Over the last several months, Shelin says, there has taken shape “a not very elegant but in its own way logical economic course,” one that treats those on top very differently than those below and that is prepared to sacrifice the interests and needs of the latter in order to help those on top and to avoid the inflation that aid to the former is triggering.
The government’s program of assistance to the raw materials giants is by its nature inflationary, something none of the people at the top of the Putin regime want. If inflation takes off in a serious way, they could all face real problems. “Therefore,” Shelin says, “they are conducting exactly the opposite course” with regard to the Russian people.

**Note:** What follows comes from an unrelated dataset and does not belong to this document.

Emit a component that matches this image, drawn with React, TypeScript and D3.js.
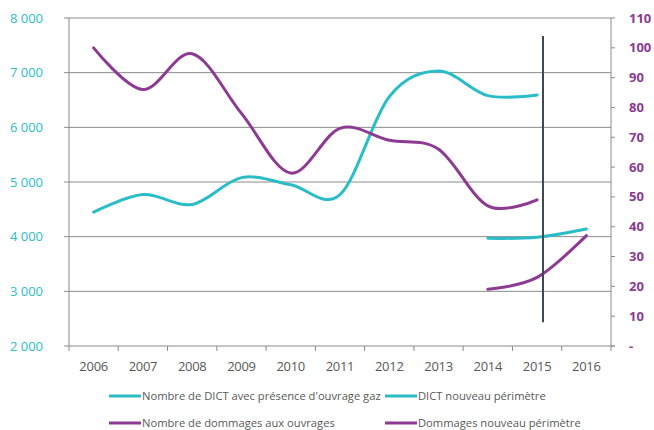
import React from "react";
import * as d3 from "d3";

const years = ["2006","2007","2008","2009","2010","2011","2012","2013","2014","2015","2016"];
const dictGaz: (number|null)[] = [4450, 4770, 4590, 5080, 4950, 4770, 6560, 7030, 6580, 6590, null];
const dictNouveau: (number|null)[] = [null, null, null, null, null, null, null, null, 3970, 3990, 4140];
const dommages: (number|null)[] = [100, 86, 98, 78, 58, 73, 69, 66, 47, 49, null];
const dommagesNouveau: (number|null)[] = [null, null, null, null, null, null, null, null, 19, 23, 37];
const leftTicks = [2000, 3000, 4000, 5000, 6000, 7000, 8000];
const rightTicks = [0, 10, 20, 30, 40, 50, 60, 70, 80, 90, 100, 110];
const legendItems = [
  { label: "Nombre de DICT avec présence d'ouvrage gaz", color: "#2bbdc7" },
  { label: "DICT nouveau périmètre", color: "#2bbdc7" },
  { label: "Nombre de dommages aux ouvrages", color: "#8c3a92" },
  { label: "Dommages nouveau périmètre", color: "#8c3a92" },
];
const markerYear = "2015";
const markerRange = [8, 104];

const W = 654, H = 430;
const M = { left: 69, right: 611, top: 18, bottom: 346 };
const CYAN = "#2bbdc7";
const PURPLE = "#8c3a92";
const GRID = "#8a8a8a";
const FONT = "'Open Sans', sans-serif";

export default function App() {
  const x = d3.scaleBand().domain(years).range([M.left, M.right]);
  const cx = (y: string) => (x(y) as number) + x.bandwidth() / 2;
  const yL = d3.scaleLinear().domain([2000, 8000]).range([M.bottom, M.top]);
  const yR = d3.scaleLinear().domain([0, 110]).range([M.bottom, M.top]);
  const curve = d3.curveCardinal.tension(0);

  const mk = (vals: (number|null)[], ys: d3.ScaleLinear<number, number>) => {
    const pts = years.map((yr, i) => ({ yr, v: vals[i] })).filter((p) => p.v != null);
    return d3.line<{ yr: string; v: number | null }>()
      .x((p) => cx(p.yr))
      .y((p) => ys(p.v as number))
      .curve(curve)(pts) as string;
  };

  const boundaries = d3.range(years.length + 1).map((i) => M.left + i * x.step());
  const markerX = cx(markerYear) + x.step() * 0.12;

  const legendCols = [109, 385];
  const legendRows = [396, 423];

  return (
    <svg width={W} height={H} style={{ position: "absolute", left: 0, top: 0, background: "#fff" }} fontFamily={FONT}>
      {leftTicks.slice(1).map((t) => (
        <line key={t} x1={M.left - 5} x2={M.right} y1={yL(t)} y2={yL(t)} stroke={GRID} strokeWidth={1} />
      ))}
      <line x1={M.left} x2={M.left} y1={M.top} y2={M.bottom} stroke={GRID} strokeWidth={1} />
      <line x1={M.right} x2={M.right} y1={M.top} y2={M.bottom} stroke={GRID} strokeWidth={1} />
      <line x1={M.left - 5} x2={M.right + 4} y1={M.bottom} y2={M.bottom} stroke={GRID} strokeWidth={1} />
      {boundaries.map((b, i) => (
        <line key={i} x1={b} x2={b} y1={M.bottom} y2={M.bottom + 5} stroke={GRID} strokeWidth={1} />
      ))}
      {rightTicks.map((t) => (
        <line key={t} x1={M.right} x2={M.right + 4} y1={yR(t)} y2={yR(t)} stroke={GRID} strokeWidth={1} />
      ))}
      {leftTicks.map((t) => (
        <text key={t} x={43} y={yL(t)} dy="0.35em" textAnchor="end" fill={CYAN} fontSize={13}>
          {d3.format(",")(t).replace(/,/g, " ")}
        </text>
      ))}
      {rightTicks.map((t) => (
        <text key={t} x={629} y={yR(t)} dy="0.35em" textAnchor="start" fill={PURPLE} fontSize={13} fontWeight="bold">
          {t === 0 ? "-" : String(t)}
        </text>
      ))}
      {years.map((yr) => (
        <text key={yr} x={cx(yr)} y={366} dy="0.35em" textAnchor="middle" fill="#595959" fontSize={13} letterSpacing={-0.3}>
          {yr}
        </text>
      ))}
      <path d={mk(dictGaz, yL)} fill="none" stroke={CYAN} strokeWidth={3} strokeLinecap="round" />
      <path d={mk(dictNouveau, yL)} fill="none" stroke={CYAN} strokeWidth={3} strokeLinecap="round" />
      <path d={mk(dommages, yR)} fill="none" stroke={PURPLE} strokeWidth={3} strokeLinecap="round" />
      <path d={mk(dommagesNouveau, yR)} fill="none" stroke={PURPLE} strokeWidth={3} strokeLinecap="round" />
      <line x1={markerX} x2={markerX} y1={yR(markerRange[1])} y2={yR(markerRange[0])} stroke="#3b4a57" strokeWidth={2} />
      {legendItems.map((it, i) => {
        const lx = legendCols[i % 2];
        const ly = legendRows[Math.floor(i / 2)];
        return (
          <g key={i}>
            <line x1={lx} x2={lx + 32} y1={ly} y2={ly} stroke={it.color} strokeWidth={3} />
            <text x={lx + 33} y={ly} dy="0.35em" fill="#595959" fontSize={11.2}>{it.label}</text>
          </g>
        );
      })}
    </svg>
  );
}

They are cutting back on social services and ending the indexation of pensions and pay, thus driving down the real incomes of Russians and putting a brake on inflationary pressures, which various experts say may lead to price increases of more than ten percent in the first months of next year.
That possibility is very real, the Rosbalt commentator says, “and it means … a stable reduction of the real incomes of Russians of no less than a tenth” by next year. If inflation is held in check, the government may be able to lift some of its restrictions; but if it isn’t, then, the Kremlin will push down the incomes of average Russians even more.

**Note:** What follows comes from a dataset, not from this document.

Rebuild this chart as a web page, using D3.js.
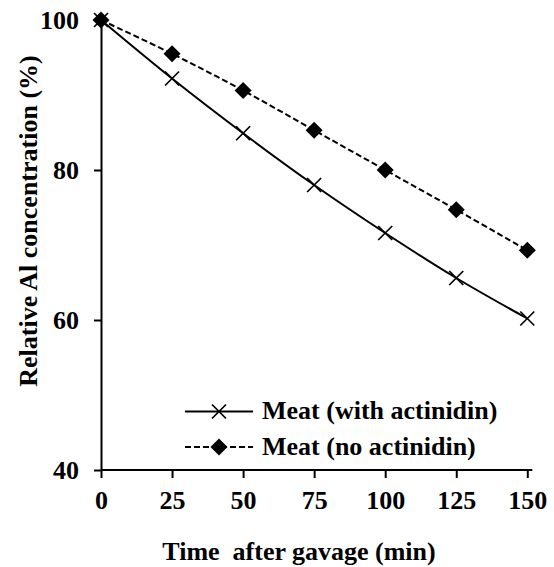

A great deal depends on the price of oil. “The lower it is the more probable that the regime will take more and more from the people, while the higher it is, the greater are the chances that for the time being things will still be limited to a decline in real incomes of ten percent.”
But “the chief misfortune,” Shelin continues, is that “these deprivations will hardly bring the exit from the crisis any closer.” On the contrary, “they will put off the search for such an exit” because “the core cause of the crisis is not cheap oil and even not sanctions.” Rather, it is located in “the increasing inadequacy of all [Russia’s] feudal-monopolist system.”
The Putin regime is forcing the population to tighten its belts to gain time for itself and thus put off any real reforms. But as things get worse and there is no prospect for change, an increasing number of Russians are going to recognize that “their sacrifices are for naught,” he suggests. Once that happens, their country could enter a period of real turbulence.